Kids Creating New Paradigms

I was reminded of this again recently in working with a group a young adults from The Dharma School (ages 9-11). We were having a look at school transport and how we could find greener ways to get to and from school. Wow! Was this a hot topic. They were straight into it.

Looking at the question from every angle. I had already spent many hours in previous settings looking at this question. The local council had people working fulltime to help schools develop Green Transport Plans, and these kids, handled the problem to workshop for themselves, came up with stuff we had not even begun to think of.

And because it was coming from them, it had much more potential to be accepted than a ‘top down’ approach, for which there is so much evidence.

Millie was one collaborator that stood out. Not only did she have a practical, realistic solution (school bus), but she and her equally bright partner moved on to explore the systems that would be needed in suppport of this (bus driver, well researched route map, petrol etc) AND the way to fund it (ticket price compared against cost of driving to and from school, in a user pays model, plus top up funding from school community, council and other potential sources).
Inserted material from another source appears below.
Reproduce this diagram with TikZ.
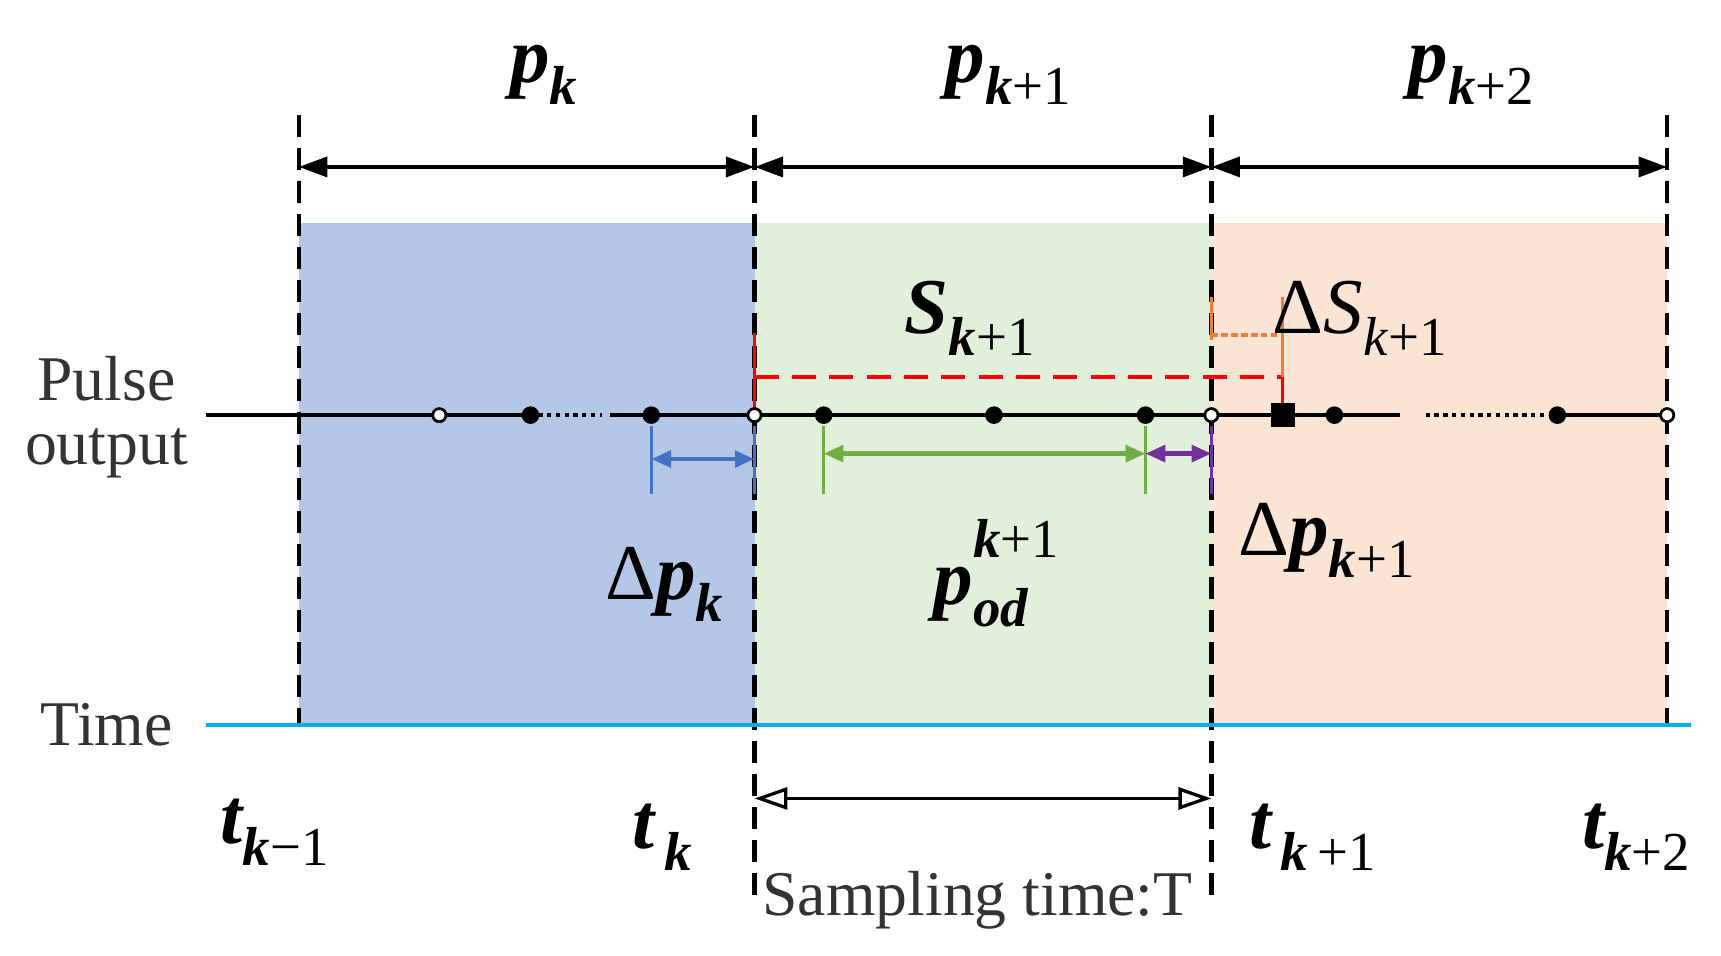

They all went on to prepare their own research methodology to determine whether their ideas would work throughout the school community. Ripples become waves.

There was no direct, measureable outcome from the process perhaps (ie. we have not started a new bus service yet or measured the change in how people get to school) and parent’s were a bit confused about the handwritten questionnaires, but I can intuit what came from it.

What I saw was huge potential for a project to develop out of the provocation. A project that could have helped shape the thinking of many within the web of relationships that exist in and around the school.

Every time I see Millie in the corridors now, I see this positive experience of herself as a capable co-creator of her world beaming from her bright face. My sense of her potential is greatly enhanced. We reflect this back to each other. Again, it’s about relationships. Yes, I’m definitely a social constructivist.

And none of would of happened if not for their teacher Bekky getting so much behind the idea, and Peter the head teacher encouraging us to explore the concept of Green Transport when I first approached him.